What to work on:
Transcribe the material exactly. Images do not belong in the copy.

Information provided:

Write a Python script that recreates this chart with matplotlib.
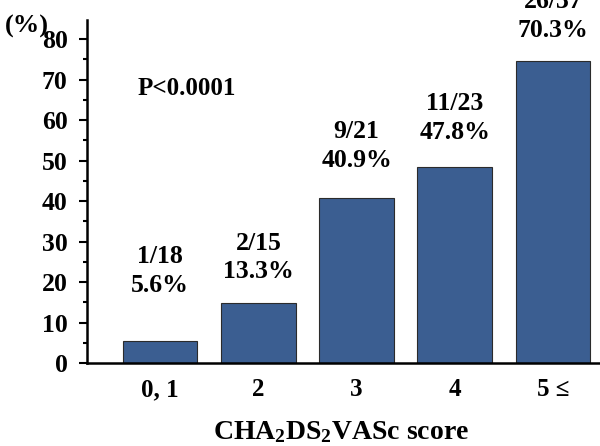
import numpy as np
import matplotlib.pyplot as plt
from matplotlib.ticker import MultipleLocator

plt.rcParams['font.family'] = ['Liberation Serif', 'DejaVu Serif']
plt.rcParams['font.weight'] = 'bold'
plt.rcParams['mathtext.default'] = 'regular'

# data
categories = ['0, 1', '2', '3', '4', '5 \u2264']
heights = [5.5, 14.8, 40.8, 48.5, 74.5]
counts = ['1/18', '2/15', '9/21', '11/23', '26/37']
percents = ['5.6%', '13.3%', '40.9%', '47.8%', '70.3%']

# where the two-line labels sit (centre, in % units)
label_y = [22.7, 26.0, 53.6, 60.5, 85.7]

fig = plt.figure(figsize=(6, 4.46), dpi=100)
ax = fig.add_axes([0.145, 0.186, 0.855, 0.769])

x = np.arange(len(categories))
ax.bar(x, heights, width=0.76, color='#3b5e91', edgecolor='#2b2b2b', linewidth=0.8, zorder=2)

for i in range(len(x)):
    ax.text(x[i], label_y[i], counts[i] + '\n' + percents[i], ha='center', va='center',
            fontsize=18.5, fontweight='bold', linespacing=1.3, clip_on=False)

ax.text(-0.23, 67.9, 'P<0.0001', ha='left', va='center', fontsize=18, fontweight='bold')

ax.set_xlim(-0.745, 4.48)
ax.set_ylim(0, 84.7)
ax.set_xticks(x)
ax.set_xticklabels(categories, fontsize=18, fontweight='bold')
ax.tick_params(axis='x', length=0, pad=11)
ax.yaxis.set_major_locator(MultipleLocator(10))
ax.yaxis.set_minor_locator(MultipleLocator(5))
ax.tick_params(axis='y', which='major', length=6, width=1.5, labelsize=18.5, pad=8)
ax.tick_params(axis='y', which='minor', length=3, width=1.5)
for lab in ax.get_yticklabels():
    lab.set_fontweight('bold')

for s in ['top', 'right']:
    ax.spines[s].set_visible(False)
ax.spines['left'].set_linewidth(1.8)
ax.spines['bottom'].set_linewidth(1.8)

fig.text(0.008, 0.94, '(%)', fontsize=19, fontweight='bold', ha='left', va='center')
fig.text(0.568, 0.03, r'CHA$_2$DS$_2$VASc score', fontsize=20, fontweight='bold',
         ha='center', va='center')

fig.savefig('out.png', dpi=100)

Output:
Write a Python script that recreates this chart with matplotlib.
import numpy as np
import matplotlib.pyplot as plt
from matplotlib.ticker import MultipleLocator

plt.rcParams['font.family'] = ['Liberation Serif', 'DejaVu Serif']
plt.rcParams['font.weight'] = 'bold'
plt.rcParams['mathtext.default'] = 'regular'

# data
categories = ['0, 1', '2', '3', '4', '5 \u2264']
heights = [5.5, 14.8, 40.8, 48.5, 74.5]
counts = ['1/18', '2/15', '9/21', '11/23', '26/37']
percents = ['5.6%', '13.3%', '40.9%', '47.8%', '70.3%']

# where the two-line labels sit (centre, in % units)
label_y = [22.7, 26.0, 53.6, 60.5, 85.7]

fig = plt.figure(figsize=(6, 4.46), dpi=100)
ax = fig.add_axes([0.145, 0.186, 0.855, 0.769])

x = np.arange(len(categories))
ax.bar(x, heights, width=0.76, color='#3b5e91', edgecolor='#2b2b2b', linewidth=0.8, zorder=2)

for i in range(len(x)):
    ax.text(x[i], label_y[i], counts[i] + '\n' + percents[i], ha='center', va='center',
            fontsize=18.5, fontweight='bold', linespacing=1.3, clip_on=False)

ax.text(-0.23, 67.9, 'P<0.0001', ha='left', va='center', fontsize=18, fontweight='bold')

ax.set_xlim(-0.745, 4.48)
ax.set_ylim(0, 84.7)
ax.set_xticks(x)
ax.set_xticklabels(categories, fontsize=18, fontweight='bold')
ax.tick_params(axis='x', length=0, pad=11)
ax.yaxis.set_major_locator(MultipleLocator(10))
ax.yaxis.set_minor_locator(MultipleLocator(5))
ax.tick_params(axis='y', which='major', length=6, width=1.5, labelsize=18.5, pad=8)
ax.tick_params(axis='y', which='minor', length=3, width=1.5)
for lab in ax.get_yticklabels():
    lab.set_fontweight('bold')

for s in ['top', 'right']:
    ax.spines[s].set_visible(False)
ax.spines['left'].set_linewidth(1.8)
ax.spines['bottom'].set_linewidth(1.8)

fig.text(0.008, 0.94, '(%)', fontsize=19, fontweight='bold', ha='left', va='center')
fig.text(0.568, 0.03, r'CHA$_2$DS$_2$VASc score', fontsize=20, fontweight='bold',
         ha='center', va='center')

fig.savefig('out.png', dpi=100)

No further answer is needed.